Collected data
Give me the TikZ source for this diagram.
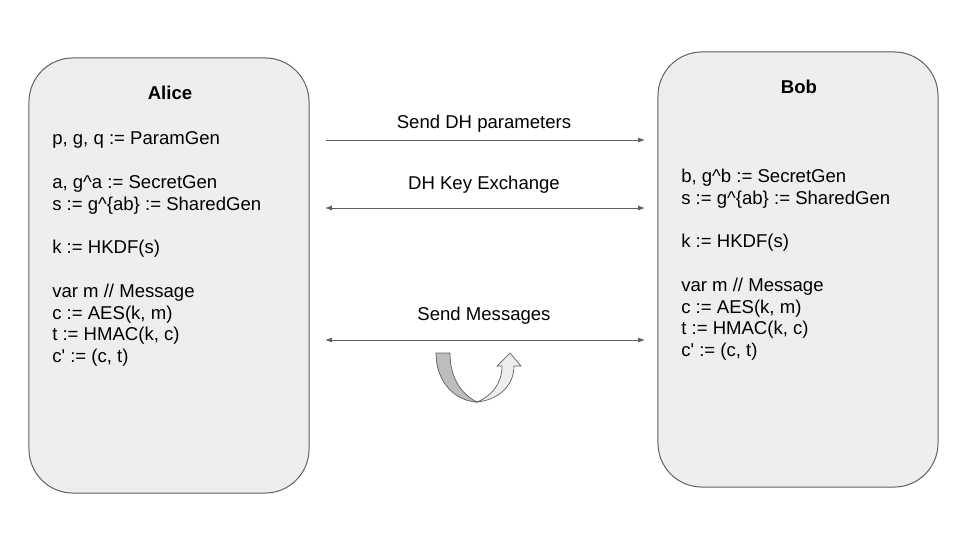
\documentclass[tikz,border=0pt]{standalone}
\usepackage{fontspec}
\setmainfont{Liberation Sans}
\usetikzlibrary{positioning,arrows.meta}

\definecolor{boxfill}{HTML}{EEEEEE}
\definecolor{edge}{HTML}{5F5F5F}
\definecolor{darkband}{HTML}{BDBDBD}

\begin{document}
\begin{tikzpicture}[x=0.025cm,y=-0.025cm]
	\tikzset{party/.style={draw=edge,
				fill=boxfill,
				line width=0.7pt,
				rounded corners=1.1cm,
				minimum width=7cm,
				minimum height=10.875cm},
			title/.style={font=\bfseries\fontsize{13.2}{15.5}\selectfont},
			steps/.style={font=\fontsize{13.2}{15.5}\selectfont,
				align=left,
				inner sep=0pt,
				anchor=north west},
			msg/.style={font=\fontsize{13.2}{15.5}\selectfont},
			arrow/.style={draw=edge,
				line width=0.6pt,
				shorten <=0.4cm,
				shorten >=0.325cm},
			tip/.style={-{Triangle[length=1.6mm,width=1.1mm]}},
			both/.style={{Triangle[length=1.6mm,width=1.1mm]}-{Triangle[length=1.6mm,width=1.1mm]}},
			band/.style={draw=edge, line width=0.5pt}}
	\useasboundingbox (0,0) rectangle (960,540);

	% Parties
	\node[party] (alice) at (169,275.5) {};
	\node[party] (bob) at (798,269.5) {};
	\node[title] (alicename) at (170,93) {Alice};
	\node[title] (bobname) at (799,87) {Bob};

	\node[steps] (alicesteps) at (52,131.5) {p, g, q := ParamGen\\[15.5pt]
		a, g\textasciicircum a := SecretGen\\
		s := g\textasciicircum\{ab\} := SharedGen\\[15.5pt]
		k := HKDF(s)\\[15.5pt]
		var m // Message\\
		c := AES(k, m)\\
		t := HMAC(k, c)\\
		c\textquotesingle{} := (c, t)};
	\node[steps] (bobsteps) at (681,168.5) {b, g\textasciicircum b := SecretGen\\
		s := g\textasciicircum\{ab\} := SharedGen\\[15.5pt]
		k := HKDF(s)\\[15.5pt]
		var m // Message\\
		c := AES(k, m)\\
		t := HMAC(k, c)\\
		c\textquotesingle{} := (c, t)};

	% Messages
	\coordinate (row1) at (0,140);
	\coordinate (row2) at (0,208);
	\coordinate (row3) at (0,340);
	\draw[arrow, tip] (alice.east |- row1) -- (bob.west |- row1);
	\draw[arrow, both] (alice.east |- row2) -- (bob.west |- row2);
	\draw[arrow, both] (alice.east |- row3) -- (bob.west |- row3);
	\node[msg] (sendparams) at (484,124) {Send DH parameters};
	\node[msg] (keyexchange) at (484,185) {DH Key Exchange};
	\node[msg] (sendmsgs) at (484,316) {Send Messages};

	% Turn arrow
	\filldraw[band, fill=darkband] (436,353) .. controls (436,382) and (455,401) .. (477,402)
		.. controls (463,395) and (450,380) .. (450,353) -- cycle;
	\filldraw[band, fill=boxfill] (477,402) .. controls (498,400) and (514,386) .. (514,366)
		-- (521,366) -- (510,353) -- (497,366) -- (502,366)
		.. controls (502,383) and (492,396) .. (477,402) -- cycle;
\end{tikzpicture}
\end{document}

Exercise
Without including any pictures, reproduce the listing exactly.

Result of this task
Give me the TikZ source for this diagram.
\documentclass[tikz,border=0pt]{standalone}
\usepackage{fontspec}
\setmainfont{Liberation Sans}
\usetikzlibrary{positioning,arrows.meta}

\definecolor{boxfill}{HTML}{EEEEEE}
\definecolor{edge}{HTML}{5F5F5F}
\definecolor{darkband}{HTML}{BDBDBD}

\begin{document}
\begin{tikzpicture}[x=0.025cm,y=-0.025cm]
	\tikzset{party/.style={draw=edge,
				fill=boxfill,
				line width=0.7pt,
				rounded corners=1.1cm,
				minimum width=7cm,
				minimum height=10.875cm},
			title/.style={font=\bfseries\fontsize{13.2}{15.5}\selectfont},
			steps/.style={font=\fontsize{13.2}{15.5}\selectfont,
				align=left,
				inner sep=0pt,
				anchor=north west},
			msg/.style={font=\fontsize{13.2}{15.5}\selectfont},
			arrow/.style={draw=edge,
				line width=0.6pt,
				shorten <=0.4cm,
				shorten >=0.325cm},
			tip/.style={-{Triangle[length=1.6mm,width=1.1mm]}},
			both/.style={{Triangle[length=1.6mm,width=1.1mm]}-{Triangle[length=1.6mm,width=1.1mm]}},
			band/.style={draw=edge, line width=0.5pt}}
	\useasboundingbox (0,0) rectangle (960,540);

	% Parties
	\node[party] (alice) at (169,275.5) {};
	\node[party] (bob) at (798,269.5) {};
	\node[title] (alicename) at (170,93) {Alice};
	\node[title] (bobname) at (799,87) {Bob};

	\node[steps] (alicesteps) at (52,131.5) {p, g, q := ParamGen\\[15.5pt]
		a, g\textasciicircum a := SecretGen\\
		s := g\textasciicircum\{ab\} := SharedGen\\[15.5pt]
		k := HKDF(s)\\[15.5pt]
		var m // Message\\
		c := AES(k, m)\\
		t := HMAC(k, c)\\
		c\textquotesingle{} := (c, t)};
	\node[steps] (bobsteps) at (681,168.5) {b, g\textasciicircum b := SecretGen\\
		s := g\textasciicircum\{ab\} := SharedGen\\[15.5pt]
		k := HKDF(s)\\[15.5pt]
		var m // Message\\
		c := AES(k, m)\\
		t := HMAC(k, c)\\
		c\textquotesingle{} := (c, t)};

	% Messages
	\coordinate (row1) at (0,140);
	\coordinate (row2) at (0,208);
	\coordinate (row3) at (0,340);
	\draw[arrow, tip] (alice.east |- row1) -- (bob.west |- row1);
	\draw[arrow, both] (alice.east |- row2) -- (bob.west |- row2);
	\draw[arrow, both] (alice.east |- row3) -- (bob.west |- row3);
	\node[msg] (sendparams) at (484,124) {Send DH parameters};
	\node[msg] (keyexchange) at (484,185) {DH Key Exchange};
	\node[msg] (sendmsgs) at (484,316) {Send Messages};

	% Turn arrow
	\filldraw[band, fill=darkband] (436,353) .. controls (436,382) and (455,401) .. (477,402)
		.. controls (463,395) and (450,380) .. (450,353) -- cycle;
	\filldraw[band, fill=boxfill] (477,402) .. controls (498,400) and (514,386) .. (514,366)
		-- (521,366) -- (510,353) -- (497,366) -- (502,366)
		.. controls (502,383) and (492,396) .. (477,402) -- cycle;
\end{tikzpicture}
\end{document}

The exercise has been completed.